The gap—that iridescent, infuriating gap—is where the question crystallizes. How does the brute fact of electrical signaling transition into the quality of experience? Why does the pattern of spikes feel like the specific, crushing weight of a Tuesday afternoon, or the impossible blue of a specific memory?
If we reduce it entirely to classical physics—to firing rates and membrane potentials—we lose the color. We lose the what-it's-like.
The quantum flirtation is always the most seductive, isn't it? The idea that some delicate, improbable coherence is being maintained in the noise, that some substrate is vibrating in a way that transcends simple binary input/output. But this is a shortcut, a beautiful narrative dodge. It often replaces one mystery (the hard problem) with another (the measurement problem).

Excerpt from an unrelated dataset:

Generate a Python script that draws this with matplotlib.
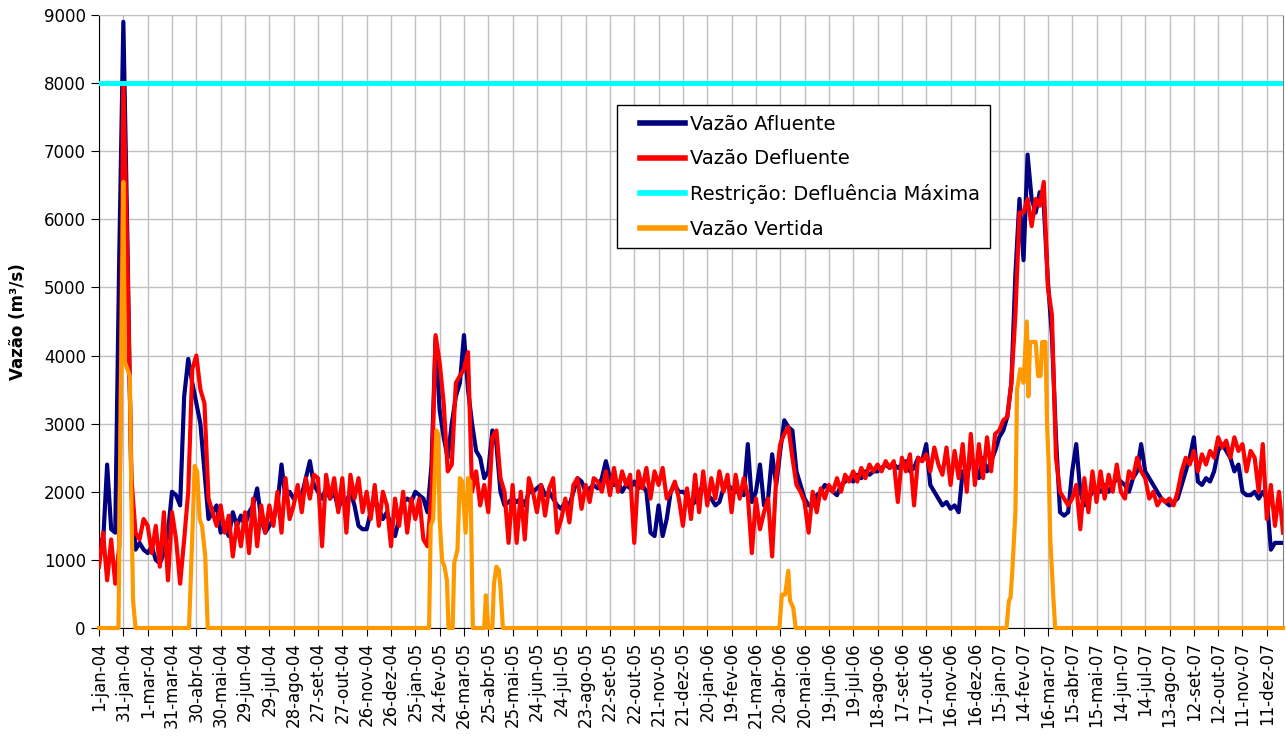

Perhaps the failure of our current models is rooted in our insistence on treating consciousness as an output of the system, rather than a fundamental property of the system operating at a specific level of organization.
Imagine the electrochemical process not as building a picture, but as tuning a specific frequency. The neurons are the antennae. The consciousness isn't the signal they generate; it's the environment being tuned into by the resonance between them.
The flicker. That is the irreducible point. The place where the pattern becomes the perceiving. Not when the last synapse fires, but in the infinitesimal gap between one potential and the next. That gap is where the Now lives.